[START Dataset section]

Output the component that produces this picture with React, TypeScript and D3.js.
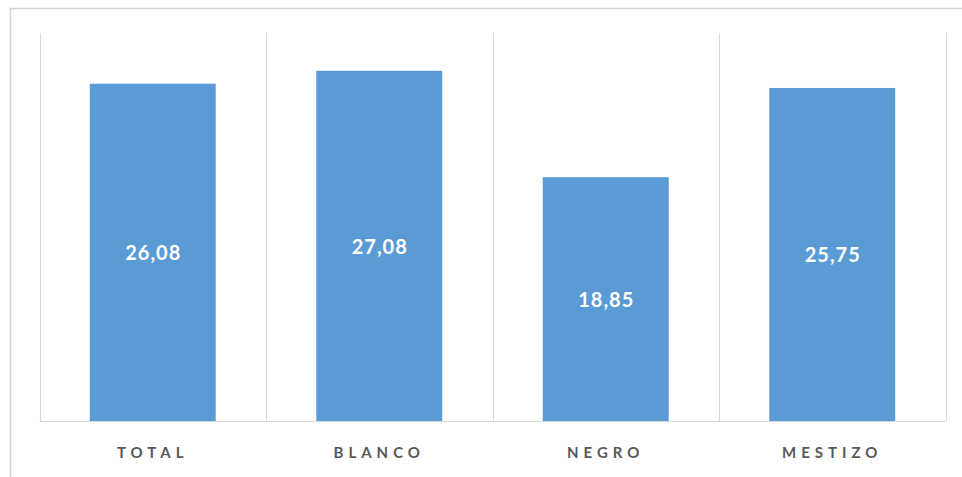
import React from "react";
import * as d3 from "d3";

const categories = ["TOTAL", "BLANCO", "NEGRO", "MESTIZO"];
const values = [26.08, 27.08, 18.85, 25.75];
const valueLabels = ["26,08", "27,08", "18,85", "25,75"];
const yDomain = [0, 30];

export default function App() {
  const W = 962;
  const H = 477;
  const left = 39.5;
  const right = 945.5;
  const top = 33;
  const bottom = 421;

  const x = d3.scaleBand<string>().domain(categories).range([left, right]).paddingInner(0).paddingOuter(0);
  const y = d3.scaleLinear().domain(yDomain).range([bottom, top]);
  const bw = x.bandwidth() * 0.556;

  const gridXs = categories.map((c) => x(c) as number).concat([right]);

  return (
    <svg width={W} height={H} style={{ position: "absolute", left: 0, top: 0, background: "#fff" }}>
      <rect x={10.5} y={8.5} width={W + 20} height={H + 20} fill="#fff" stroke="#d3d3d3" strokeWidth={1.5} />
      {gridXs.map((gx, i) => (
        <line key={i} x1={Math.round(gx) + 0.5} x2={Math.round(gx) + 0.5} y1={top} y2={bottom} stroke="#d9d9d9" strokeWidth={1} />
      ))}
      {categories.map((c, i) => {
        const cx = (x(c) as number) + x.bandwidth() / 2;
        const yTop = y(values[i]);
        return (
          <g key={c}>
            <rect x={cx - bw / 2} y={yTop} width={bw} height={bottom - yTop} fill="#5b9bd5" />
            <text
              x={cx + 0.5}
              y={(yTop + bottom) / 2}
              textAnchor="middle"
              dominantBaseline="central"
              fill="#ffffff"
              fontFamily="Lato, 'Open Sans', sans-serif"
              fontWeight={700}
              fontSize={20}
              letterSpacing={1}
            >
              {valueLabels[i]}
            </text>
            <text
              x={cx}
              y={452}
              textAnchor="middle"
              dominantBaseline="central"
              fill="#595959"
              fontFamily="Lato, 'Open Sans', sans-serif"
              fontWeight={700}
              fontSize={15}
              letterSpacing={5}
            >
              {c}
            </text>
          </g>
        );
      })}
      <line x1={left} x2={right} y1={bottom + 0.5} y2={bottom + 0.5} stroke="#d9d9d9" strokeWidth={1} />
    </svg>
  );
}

[END Dataset section]

● **Exercise details**:
Return the material line for line, from its beginning to the line that contains "const gridXs = categories.map((c)", with the pictures left out.

● **Written response**:
Output the component that produces this picture with React, TypeScript and D3.js.
import React from "react";
import * as d3 from "d3";

const categories = ["TOTAL", "BLANCO", "NEGRO", "MESTIZO"];
const values = [26.08, 27.08, 18.85, 25.75];
const valueLabels = ["26,08", "27,08", "18,85", "25,75"];
const yDomain = [0, 30];

export default function App() {
  const W = 962;
  const H = 477;
  const left = 39.5;
  const right = 945.5;
  const top = 33;
  const bottom = 421;

  const x = d3.scaleBand<string>().domain(categories).range([left, right]).paddingInner(0).paddingOuter(0);
  const y = d3.scaleLinear().domain(yDomain).range([bottom, top]);
  const bw = x.bandwidth() * 0.556;

  const gridXs = categories.map((c) => x(c) as number).concat([right]);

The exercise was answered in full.